Apesar de ser um tanto afastado da cidade, não se deve deixar de fazer menção do Vale das Furnas, sitio de grande nomeada pelas curiosidades naturais que encerra e de muita concorrência, por causa das suas águas termais. Servir-nos-emos para esta descrição de um extracto que o Panorama publicou da interessante obra do nosso sábio e falecido compatriota, Luís da Silva Mouzinho de Albuquerque, intitulada Observações sobre a ilha de S. Miguel.
«O Vale das Furnas é uma bacia cercada de montanhas elevadas, inferior em nível a todos os terrenos adjacentes, á excepção somente da estreita garganta, pela qual as águas que nela brotam ou se ajuntam, se despejam no mar na Ribeira Quente. Existem aqui três solfatáras (enxofreiras), acompanhadas de nascentes de águas minerais; os terrenos delas consistem em lavas, terras argilosas e destroços de cinzas e pomes, atacados pelos vapores sulfurosos que do solo se exalam e dos quais uma parte cristalisa nas cavidades e fendas do terreno e outra acidificando-se com o contacto do ar e dos vapores aquosos, que cobrem a solfatára, provindos das nascentes de aguas, que por todas elas rebentam, ataca o terreno essencialmente aluminoso e forma, na sua superficie, eflorescencias de supersulfato de alumina, de que as terras se acham impregnadas, bem como do sulfato de ferro, unido áquele e proveniente da acção do acido sulfúrico sobre o oxido de ferro dos terrenos e das lavas e sobre o que depõem as águas ferruginosas, que ali correm copiosamente.

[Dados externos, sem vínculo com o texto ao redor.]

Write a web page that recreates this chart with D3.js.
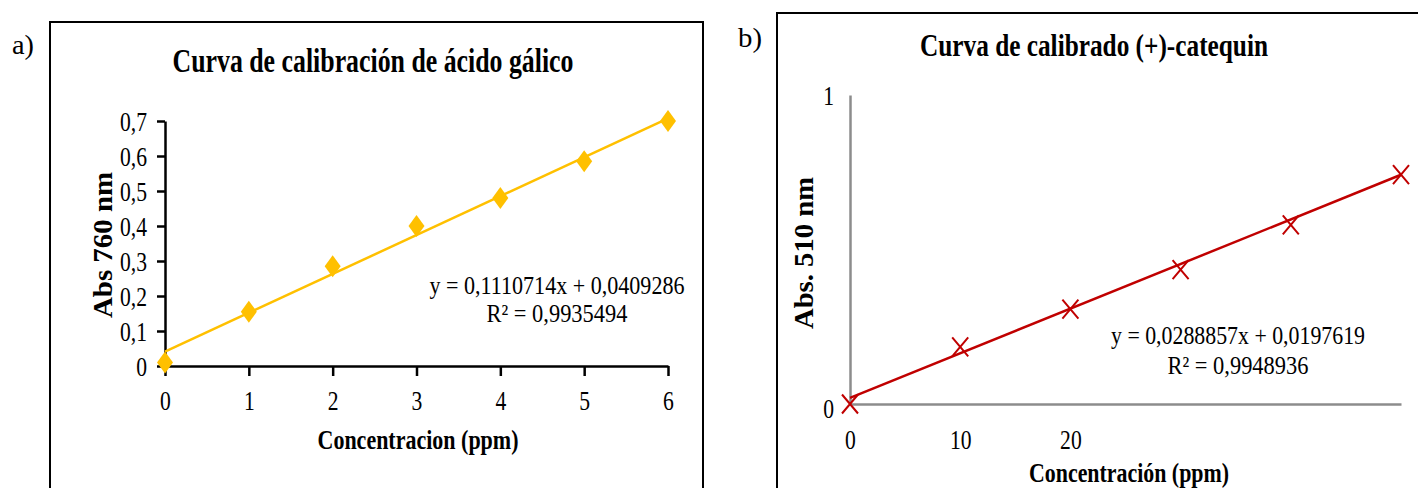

«Na solfatára maior, além dos nascentes mais consideráveis de águas quentes, por toda a parte borbulham pequenos olhos das mesmas. Aparecem alguns orifícios onde a agua não chega liquida á superfície do terreno, mas que só exalam vapores aquosos e de enxofres sublimados, que cristaliza pelas bordas; em alguns escuta-se o som das águas debatendo-se com violência nas cavidades subterrâneas; noutros os vapores surgem sibilando e repuxam com vigor para a atmosfera. Na boca maior, com sete palmos de diâmetro, a emissão dos vapores é acompanhada de um som rouco e majestoso, que ressoa a grande profundidade, como o eco de um zabumba tocado ao longe; é impossível inclinar a cabeça sobre a abertura sem que a escalde cruelmente a coluna de vapor quentíssimo, que por ela se exala. Nas aberturas mais pequenas, os habitantes das vizinhanças costumam estender as raízes dos inhames sobre camadas de fetos e mato e assim obtêm, sem despesa, cozer estas raízes que são parte essencial do seu alimento. Na maior parte das caldeiras ou nascentes abertas, as águas repuxam límpidas e claras; nalgumas, porém, em que embatem contra paredes argilosas, saem opacas e lodosas, mas filtradas mostram-se em tudo idênticas ás primeiras. A mais notável destas nascentes lodosas é a que no país chamam Caldeira de Pedro Botelho; o seu aspecto espantoso e medonho faz com que o povo ignorante e supersticioso a tenha por um respiradoiro do inferno. Na escavação abre-se a boca de uma caverna, no fundo da qual espadana continuamente com um som rouco e alternado, um borbotão de agua turva e lodosa que, elevando-se ao ar, cai de novo no mesmo abismo, sem nunca vencer a abertura da gruta por onde se exalam redemoinhos de fumo denso e quentíssimo, combinados com o cheiro sulfúreo dos vapores.
«O aspecto do Vale das Furnas, do alto dos montes que o povoam, é pitoresco e agradável; este lugar é o mais fresco da ilha e tão húmido que qualquer objecto que se abandone, ainda nas casas altas, embolorece imediatamente e as chuvas são ali mais aturadas e copiosas.
«Proximo das caldeiras fundaram os habitantes os banhos que são proficuos em muitas enfermidades.»